July 14, 2008
The Chronicle Herald - Halifax, Nova Scotia
LET’S consider what the ministerial review panel on police Taser use in Nova Scotia – which last week advised the government against a moratorium on the stun guns – says it didn’t know.
The review panel agreed the science on the health impact of the devices is "still evolving." They acknowledged not enough is known about the agitated mental and physical state known as excited delirium and its possible role in Taser-related deaths. Finally, they admitted they could not study just how Tasers have been used by police officers in Nova Scotia because no such database exists.
Because of that deficiency, "it was not possible for the panel to conclude whether or not overall CED (conducted energy device) use in Nova Scotia is appropriate," the final report stated. Nor was it possible to say what proportion of police use of Tasers was inappropriate.

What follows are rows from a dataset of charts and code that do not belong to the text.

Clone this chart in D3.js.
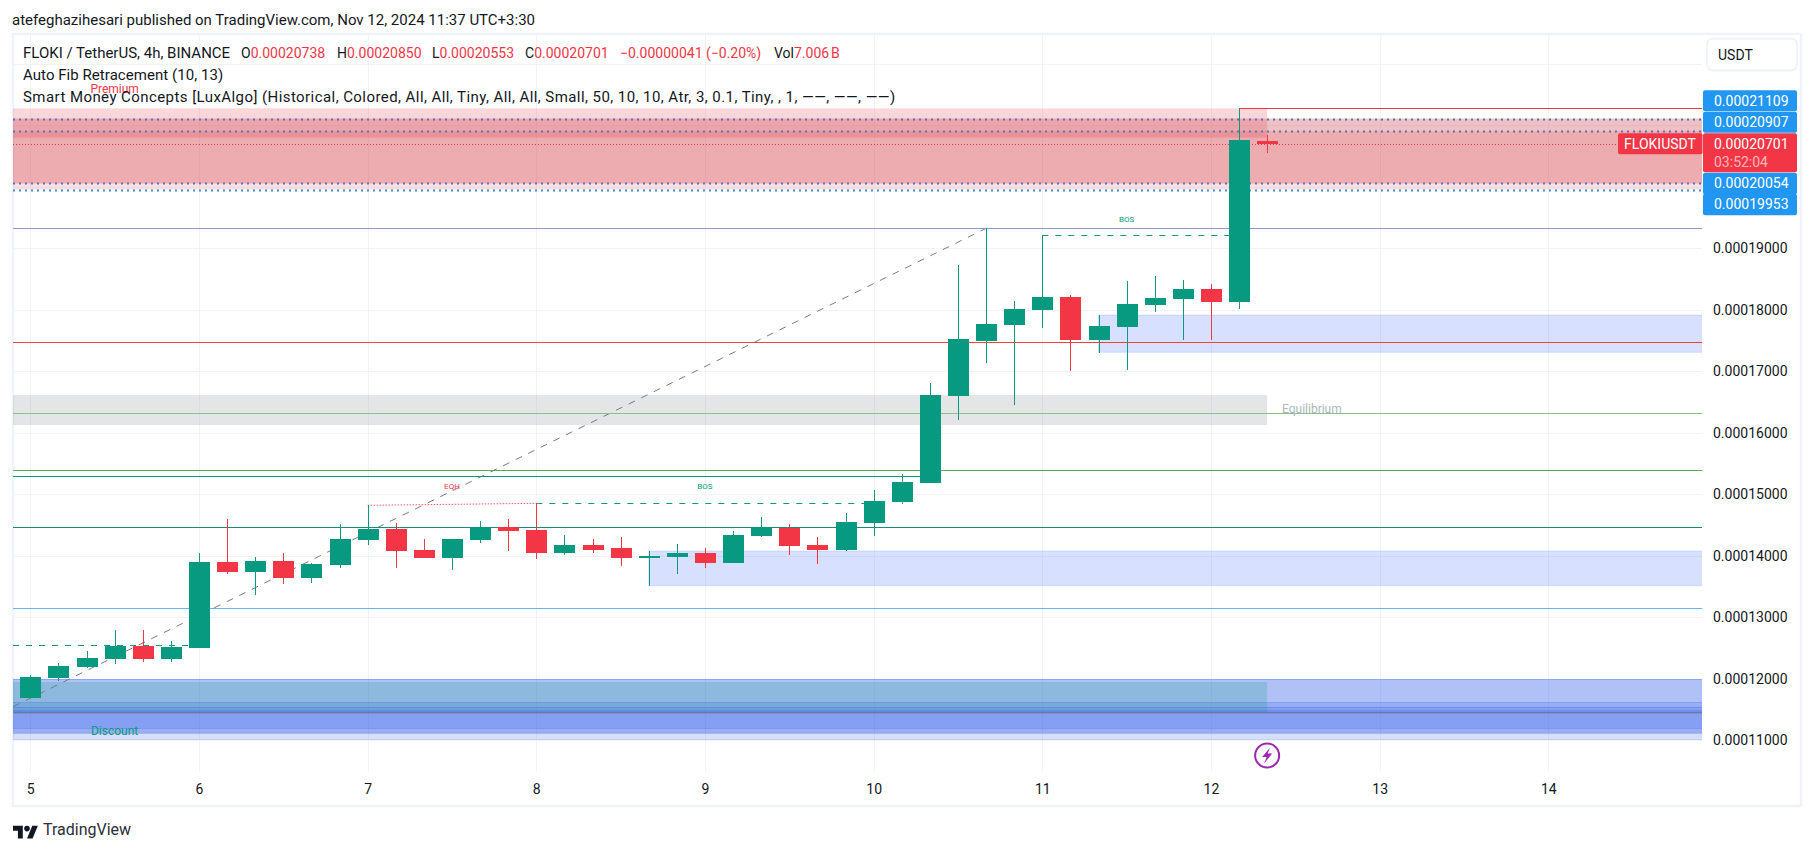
<!DOCTYPE html>
<html><head><meta charset="utf-8">
<style>html,body{margin:0;padding:0;background:#fff}svg{display:block}
text{font-family:Roboto,sans-serif;fill:#131722}</style>
<script src="https://cdnjs.cloudflare.com/ajax/libs/d3/7.8.5/d3.min.js"></script>
</head><body><svg id="c" width="1815" height="851"></svg>
<script>
// prices are in units of 0.00001 USDT
const UNIT = 1e-5;
const opens  = [11.692,12.013,12.192,12.322,12.533,12.322,12.501,13.899,13.736,13.915,13.639,13.850,14.257,14.435,14.094,13.964,14.257,14.463,14.419,14.045,14.175,14.127,13.964,13.980,14.045,13.883,14.322,14.452,14.175,14.094,14.533,14.874,15.183,16.598,17.492,17.752,17.996,18.208,17.509,17.720,18.078,18.175,18.338,18.126,20.738];
const highs  = [12.061,12.257,12.452,12.793,12.793,12.614,14.045,14.598,13.980,14.045,13.883,14.517,14.826,14.533,14.273,14.273,14.566,14.598,14.853,14.338,14.273,14.305,14.078,14.192,14.127,14.403,14.631,14.517,14.305,14.696,15.070,15.330,16.809,18.728,19.325,18.143,19.211,18.240,17.915,18.468,18.549,18.484,18.419,21.276,20.850];
const lows   = [11.687,11.964,12.170,12.240,12.273,12.273,12.501,13.704,13.362,13.541,13.557,13.801,14.175,13.801,13.964,13.769,14.208,14.078,13.948,14.013,14.045,13.834,13.509,13.704,13.801,13.883,14.305,14.013,13.866,14.078,14.322,14.842,15.183,16.208,17.135,16.452,17.704,17.005,17.297,17.021,17.964,17.509,17.509,18.013,20.553];
const closes = [12.029,12.208,12.338,12.538,12.322,12.517,13.899,13.736,13.915,13.639,13.866,14.273,14.435,14.078,13.964,14.273,14.463,14.403,14.045,14.175,14.094,13.964,13.996,14.045,13.883,14.338,14.468,14.159,14.094,14.549,14.891,15.200,16.614,17.525,17.769,18.013,18.208,17.509,17.736,18.094,18.192,18.338,18.126,20.761,20.701];
const dayTicks = [5,6,7,8,9,10,11,12,13,14];
const priceTicks = [19,18,17,16,15,14,13,12,11];
const gridPrices = [22,21,20,19,18,17,16,15,14,13,12,11];
const CANDLES_PER_DAY = 6;

// [top, bottom, lastDay, fill]
const premiumBands = [
  [21.276,20.798,12.333,"rgba(242,54,69,0.2)"],
  [20.907,19.953,null,"rgba(242,54,69,0.15)"],
  [21.109,20.054,null,"rgba(200,50,60,0.3)"]];
const discountBands = [
  [11.996,11.114,null,"rgba(55,100,235,0.4)"],
  [11.618,11.015,null,"rgba(55,100,235,0.2)"],
  [11.546,11.195,null,"rgba(55,100,240,0.18)"],
  [11.492,11.430,null,"rgba(55,100,240,0.3)"],
  [11.948,11.455,12.333,"rgba(8,153,129,0.2)"]];
const eqBand = [16.614,16.126,12.333];
// [top, bottom, firstDay]
const demandZones = [[14.078,13.514,8.667],[17.915,17.309,11.333]];
// [price, firstDay, lastDay, colour, width]
const levels = [
  [21.276,12.167,null,"#f23645",1],
  [19.325,null,null,"#8c9bc6",1],
  [17.471,null,null,"#f44336",1],
  [16.317,null,null,"#81c784",1],
  [15.390,null,null,"#4caf50",1],
  [15.292,null,10.333,"#089981",1],
  [14.463,null,null,"#1b8b77",1],
  [13.146,null,null,"#64b5f6",1],
  [11.455,null,null,"#787b86",1]];
const fibDotted = [[21.109,"#5b72b8"],[20.907,"#5b72b8"],[20.054,"#5b72b8"],[19.953,"#3f8fdc"]];
const dashes = [[12.544,null,6,"#089981"],[14.853,8,10,"#089981"],[19.211,11,12.167,"#089981"]];
const eqh = [[7,14.821],[8,14.853]];
const fibDiagonal = [[4.898,11.546],[10.667,19.325]];
const smcLabels = [
  ["Premium",5.5,21.58,"#f23645",12],["Discount",5.5,11.14,"#089981",12],
  ["EQH",7.5,15.12,"#f23645",8],["BOS",9,15.12,"#089981",8],["BOS",11.5,19.46,"#089981",8]];
const titleText = "atefeghazihesari published on TradingView.com, Nov 12, 2024 11:37 UTC+3:30";
const legendSym = "FLOKI / TetherUS, 4h, BINANCE";
const legendOHLC = [["O","0.00020738"],["H","0.00020850"],["L","0.00020553"],["C","0.00020701"]];
const legendChange = "\u22120.00000041 (\u22120.20%)";
const legendVol = ["Vol","7.006\u202fB"];
const legendLines = ["Auto Fib Retracement (10, 13)",
 "Smart Money Concepts [LuxAlgo] (Historical, Colored, All, All, Tiny, All, All, Small, 50, 10, 10, Atr, 3, 0.1, Tiny, , 1, \u2014\u2014, \u2014\u2014, \u2014\u2014)"];
const upperLabels = [20.907,21.109];
const lowerLabels = [20.054,19.953];
const lastPrice = 20.701, countdown = "03:52:04", symbol = "FLOKIUSDT", currency = "USDT";

const GREEN="#089981", RED="#f23645", BLUE="#2196f3", GRID="#f0f3fa";
const P={l:13,r:1702,t:34,b:771.7};
const svg=d3.select("#c");
const y=d3.scaleLinear().domain([11,19]).range([740.3,248.3]);
const x=d3.scaleLinear().domain([5,14]).range([30.3,1548.3]);
const fmt=v=>(v*UNIT).toFixed(8);
const dayOf=i=>5+i/CANDLES_PER_DAY;
const snap=v=>Math.round(v)+.5;

svg.append("defs").append("clipPath").attr("id","plot").append("rect")
  .attr("x",P.l).attr("y",P.t).attr("width",P.r-P.l).attr("height",P.b-P.t);

// frame
svg.append("rect").attr("x",13).attr("y",34).attr("width",1788).attr("height",772)
  .attr("fill","#fff").attr("stroke",GRID).attr("stroke-width",2.5);

const g=svg.append("g").attr("clip-path","url(#plot)");
// grid
g.selectAll(".gh").data(gridPrices).join("line").attr("x1",P.l).attr("x2",P.r)
  .attr("y1",d=>snap(y(d))).attr("y2",d=>snap(y(d))).attr("stroke",GRID);
g.selectAll(".gv").data(dayTicks).join("line").attr("y1",P.t).attr("y2",P.b)
  .attr("x1",d=>snap(x(d))).attr("x2",d=>snap(x(d))).attr("stroke",GRID);

const band=(data)=>g.append("g").selectAll("rect").data(data).join("rect")
  .attr("x",P.l).attr("width",d=>(d[2]?x(d[2]):P.r)-P.l)
  .attr("y",d=>y(d[0])).attr("height",d=>y(d[1])-y(d[0]))
  .attr("fill",d=>d[3]).attr("stroke","none");
band(premiumBands);
band(discountBands);
// discount band edges
g.append("g").selectAll("line").data(discountBands.slice(0,3).flatMap(d=>[d[0],d[1]])).join("line")
  .attr("x1",P.l).attr("x2",P.r).attr("y1",d=>snap(y(d))).attr("y2",d=>snap(y(d)))
  .attr("stroke","rgba(55,100,235,0.25)");
band([[eqBand[0],eqBand[1],eqBand[2],"rgba(120,123,134,0.2)"]]);
// demand zones
g.append("g").selectAll("rect").data(demandZones).join("rect")
  .attr("x",d=>x(d[2])).attr("width",d=>P.r-x(d[2])+2)
  .attr("y",d=>y(d[0])).attr("height",d=>y(d[1])-y(d[0]))
  .attr("fill","rgba(41,98,255,0.19)").attr("stroke","rgba(41,98,255,0.15)");

// fib levels
g.append("g").selectAll("line").data(fibDotted).join("line")
  .attr("x1",P.l).attr("x2",P.r).attr("y1",d=>snap(y(d[0]))).attr("y2",d=>snap(y(d[0])))
  .attr("stroke",d=>d[1]).attr("stroke-width",2).attr("stroke-dasharray","2 4");
// last price dotted
g.append("line").attr("x1",P.l).attr("x2",P.r).attr("y1",snap(y(lastPrice))).attr("y2",snap(y(lastPrice)))
  .attr("stroke",RED).attr("stroke-dasharray","1 2");
// fib diagonal
g.append("line").attr("x1",x(fibDiagonal[0][0])).attr("y1",y(fibDiagonal[0][1]))
  .attr("x2",x(fibDiagonal[1][0])).attr("y2",y(fibDiagonal[1][1]))
  .attr("stroke","#787b86").attr("stroke-width",1).attr("stroke-dasharray","7 7");
// solid levels
g.append("g").selectAll("line").data(levels).join("line")
  .attr("x1",d=>d[1]?x(d[1]):P.l).attr("x2",d=>d[2]?x(d[2]):P.r)
  .attr("y1",d=>snap(y(d[0]))).attr("y2",d=>snap(y(d[0]))).attr("stroke",d=>d[3]).attr("stroke-width",d=>d[4]);
// BOS dashes
g.append("g").selectAll("line").data(dashes).join("line")
  .attr("x1",d=>d[1]?x(d[1]):P.l).attr("x2",d=>x(d[2]))
  .attr("y1",d=>snap(y(d[0]))).attr("y2",d=>snap(y(d[0])))
  .attr("stroke",d=>d[3]).attr("stroke-dasharray","6 7");
// EQH
g.append("line").attr("x1",x(eqh[0][0])).attr("y1",y(eqh[0][1])).attr("x2",x(eqh[1][0])).attr("y2",y(eqh[1][1]))
  .attr("stroke",RED).attr("stroke-width",1).attr("stroke-dasharray","1.5 1.5").attr("opacity",.8);

// candles
const idx=d3.range(opens.length);
const colr=i=>closes[i]>=opens[i]?GREEN:RED;
const cg=g.append("g").attr("shape-rendering","crispEdges");
cg.selectAll(".w").data(idx).join("line")
  .attr("x1",i=>snap(x(dayOf(i)))).attr("x2",i=>snap(x(dayOf(i))))
  .attr("y1",i=>y(highs[i])).attr("y2",i=>y(lows[i])).attr("stroke",colr);
cg.selectAll(".b").data(idx).join("rect")
  .attr("x",i=>snap(x(dayOf(i)))-10.5).attr("width",21)
  .attr("y",i=>y(Math.max(opens[i],closes[i])))
  .attr("height",i=>Math.max(1,Math.abs(y(opens[i])-y(closes[i])))).attr("fill",colr);

// small labels
g.append("g").selectAll("text").data(smcLabels).join("text")
  .attr("x",d=>x(d[1])).attr("y",d=>y(d[2])).attr("text-anchor","middle").attr("dominant-baseline","middle")
  .attr("font-size",d=>d[4]).style("fill",d=>d[3]).text(d=>d[0]);
g.append("text").attr("x",1282).attr("y",y(16.317)-3).attr("dominant-baseline","middle")
  .attr("font-size",12).style("fill","#b2b5be").text("Equilibrium");

// axes
const ya=svg.append("g").attr("transform",`translate(${P.r},0)`)
  .call(d3.axisRight(y).tickValues(priceTicks).tickSize(0).tickPadding(11).tickFormat(fmt));
ya.select(".domain").remove();
ya.selectAll("text").attr("font-size",14).attr("font-family","Roboto,sans-serif").style("fill","#131722");
const xa=svg.append("g").attr("transform","translate(0,784)")
  .call(d3.axisBottom(x).tickValues(dayTicks).tickSize(0).tickPadding(0).tickFormat(d3.format("d")));
xa.select(".domain").remove();
xa.selectAll("text").attr("font-size",14).attr("font-family","Roboto,sans-serif").style("fill","#131722");

// price tags (stacked around the last-price tag)
const tagX=1703,tagW=94,tagH=21;
const lastTop=y(lastPrice)-10.5, lastH=39;
const tag=(top,h,fill,rx=2)=>svg.append("rect").attr("x",tagX).attr("y",top).attr("width",tagW).attr("height",h).attr("rx",rx).attr("fill",fill);
const tagTxt=(t,cy,col="#fff")=>svg.append("text").attr("x",tagX+11).attr("y",cy)
  .attr("dominant-baseline","central").attr("font-size",14).style("fill",col).text(t);
upperLabels.forEach((v,k)=>{const top=lastTop-(k+1)*(tagH+.5);tag(top,tagH,BLUE);tagTxt(fmt(v),top+tagH/2);});
lowerLabels.forEach((v,k)=>{const top=lastTop+lastH+.5+k*tagH;tag(top,tagH+.5,BLUE);tagTxt(fmt(v),top+tagH/2);});
tag(lastTop,lastH,RED);
tagTxt(fmt(lastPrice),lastTop+11);
tagTxt(countdown,lastTop+28.5,"rgba(255,255,255,.65)");
svg.append("rect").attr("x",1618).attr("y",lastTop).attr("width",84.5).attr("height",21).attr("rx",2).attr("fill",RED);
svg.append("text").attr("x",1660).attr("y",lastTop+10.5).attr("text-anchor","middle").attr("dominant-baseline","central")
  .attr("font-size",14).style("fill","#fff").text(symbol);

// currency button
svg.append("rect").attr("x",1707).attr("y",38.5).attr("width",90).attr("height",32).attr("rx",6)
  .attr("fill","#fff").attr("stroke",GRID).attr("stroke-width",2);
svg.append("text").attr("x",1718).attr("y",54.5).attr("dominant-baseline","central").attr("font-size",14).text(currency);

// title + legend
svg.append("text").attr("x",12).attr("y",20).attr("dominant-baseline","central").attr("font-size",15).text(titleText);
const lg=svg.append("g").attr("font-size",14);
lg.append("text").attr("x",23).attr("y",53).attr("dominant-baseline","central").attr("font-size",15).text(legendSym);
let lx=[241,337,432,525];
legendOHLC.forEach((d,k)=>{const t=lg.append("text").attr("x",lx[k]).attr("y",53).attr("dominant-baseline","central");
  t.append("tspan").text(d[0]);t.append("tspan").style("fill",RED).text(d[1]);});
lg.append("text").attr("x",620).attr("y",53).attr("dominant-baseline","central").style("fill",RED).text(legendChange);
const vt=lg.append("text").attr("x",774).attr("y",53).attr("dominant-baseline","central");
vt.append("tspan").text(legendVol[0]);vt.append("tspan").style("fill",RED).text(legendVol[1]);
legendLines.forEach((d,k)=>lg.append("text").attr("x",23).attr("y",75+k*22).attr("dominant-baseline","central")
  .attr("font-size",15).attr("letter-spacing",k?0.43:0.05).text(d));

// lightning marker
const m=svg.append("g").attr("transform",`translate(${x(12.333)},755.5)`);
m.append("circle").attr("r",12).attr("fill","#fff").attr("stroke","#9c27b0").attr("stroke-width",2);
m.append("path").attr("d","M3,-8 L-5,1.5 L-0.5,1.5 L-3,8 L5,-2 L0.5,-2 Z").attr("fill","#9c27b0");

// footer logo
const lo=svg.append("g").attr("transform","translate(13,823) scale(0.7)").attr("fill","#131722");
lo.append("path").attr("d","M14 22H7V11H0V4h14v18zM28 22h-8l7.5-18h8L28 22z");
lo.append("circle").attr("cx",20).attr("cy",8).attr("r",4);
svg.append("text").attr("x",43).attr("y",829).attr("dominant-baseline","central").attr("font-size",16)
  .style("fill","#2a2e39").text("TradingView");
</script></body></html>
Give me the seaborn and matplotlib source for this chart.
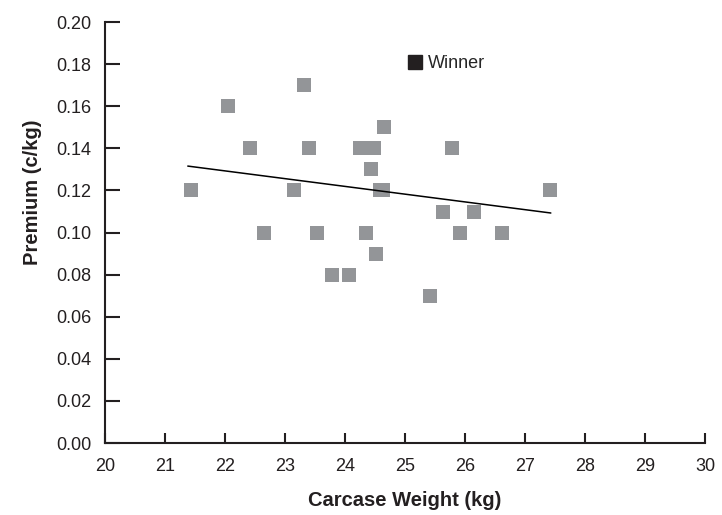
import numpy as np
import pandas as pd
import matplotlib
matplotlib.use("Agg")
import matplotlib.pyplot as plt
import seaborn as sns
from matplotlib.lines import Line2D

# Data
carcase_weight = [21.43, 22.05, 22.42, 22.65, 23.15, 23.32, 23.40, 23.53, 23.78,
                  24.07, 24.25, 24.35, 24.48, 24.43, 24.52, 24.65, 24.58, 24.63,
                  25.42, 25.63, 25.78, 25.92, 26.15, 26.62, 27.42]
premium = [0.12, 0.16, 0.14, 0.10, 0.12, 0.17, 0.14, 0.10, 0.08,
           0.08, 0.14, 0.10, 0.14, 0.13, 0.09, 0.15, 0.12, 0.12,
           0.07, 0.11, 0.14, 0.10, 0.11, 0.10, 0.12]

# Trend line end points as drawn in the chart
trend_x = [21.38, 27.43]
trend_y = [0.1316, 0.1093]

data = pd.DataFrame({"Carcase Weight (kg)": carcase_weight, "Premium (c/kg)": premium})
trend = pd.DataFrame({"x": trend_x, "y": trend_y})

sns.set_style("white")
plt.rcParams["font.family"] = ["Liberation Sans", "DejaVu Sans"]

fig = plt.figure(figsize=(7.22, 5.15), dpi=100)
ax = fig.add_axes([0.1454, 0.1398, 0.8311, 0.8172])

sns.scatterplot(x="Carcase Weight (kg)", y="Premium (c/kg)", data=data, ax=ax,
                marker="s", s=110, color="#939598", linewidth=0, zorder=2)
sns.lineplot(x="x", y="y", data=trend, ax=ax, color="black", linewidth=1.1, zorder=3)

ax.set_xlim(20, 30)
ax.set_ylim(0, 0.2)
ax.set_xticks(np.arange(20, 31, 1))
ax.set_yticks(np.arange(0, 0.201, 0.02))
ax.set_yticklabels([f"{v:.2f}" for v in np.arange(0, 0.201, 0.02)])

for s in ["top", "right"]:
    ax.spines[s].set_visible(False)
for s in ["left", "bottom"]:
    ax.spines[s].set_color("#231f20")
    ax.spines[s].set_linewidth(1.5)

ax.tick_params(axis="y", left=True, direction="in", length=11, width=1.5, color="#231f20",
               labelsize=13, labelcolor="#231f20", pad=10)
ax.tick_params(axis="x", bottom=True, direction="in", length=7, width=1.5, color="#231f20",
               labelsize=13, labelcolor="#231f20", pad=11)

ax.set_xlabel("Carcase Weight (kg)", fontsize=14.5, fontweight="bold", color="#231f20", labelpad=11)
ax.set_ylabel("Premium (c/kg)", fontsize=14.5, fontweight="bold", color="#231f20", labelpad=10)
ax.yaxis.set_label_coords(-0.105, 0.596)

handle = Line2D([], [], marker="s", color="#231f20", linestyle="none", markersize=9.5)
ax.legend([handle], ["Winner"], loc="center left", bbox_to_anchor=(0.49, 0.902),
          frameon=False, fontsize=13, handletextpad=0.2, borderaxespad=0, handlelength=1.0)

fig.savefig("out.png", dpi=100)
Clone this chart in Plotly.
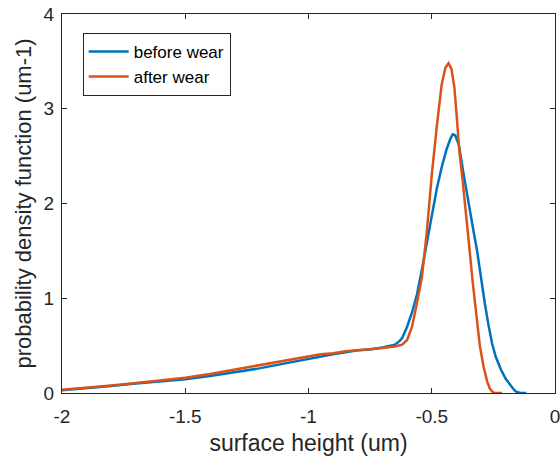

Those are remarkable statements from a report that defends Tasers’ continued use.
Because the hodgepodge of training and policy associated with the Taser varies so much between police forces, the panel sensibly recommended a new provincial standard be implemented. Unfortunately, the panel said, such a standard should only be set after reviewing the usage data, which has yet to be collected. In the interim, the panel advised not a moratorium but a stricter threshold before Tasers are used – cases where police face "violent or aggressive resistance or active threat to the law enforcement officer, the subject or the public."
The problem, however, is that this solution gives the public little reason to be less worried about police Taser misuse right now. Police officials have already said the new rules are not that different from what’s now in place, yet the public has been horrified to see incidents, for example, in which a mentally ill individual – who later died – and a teenage girl in her own bedroom have been Tasered. Since the report acknowledges police officers have been trained unevenly (or inadequately, in situations involving excited delirium or mental health), why not holster the weapons until all the needed training and a proper standard usage policy are in place?
The panel’s otherwise sound advice – including establishing civilian oversight of Taser use and having experts monitor the latest research and technology – was wisely accepted by Justice Minister Cecil Clarke.
We still favour a moratorium on police use of Tasers until the devices can be more extensively studied and all officers properly trained. If not holstered, the public at the very least expects police to sharply curtail, if not eliminate, all incidents of inappropriate Taser use.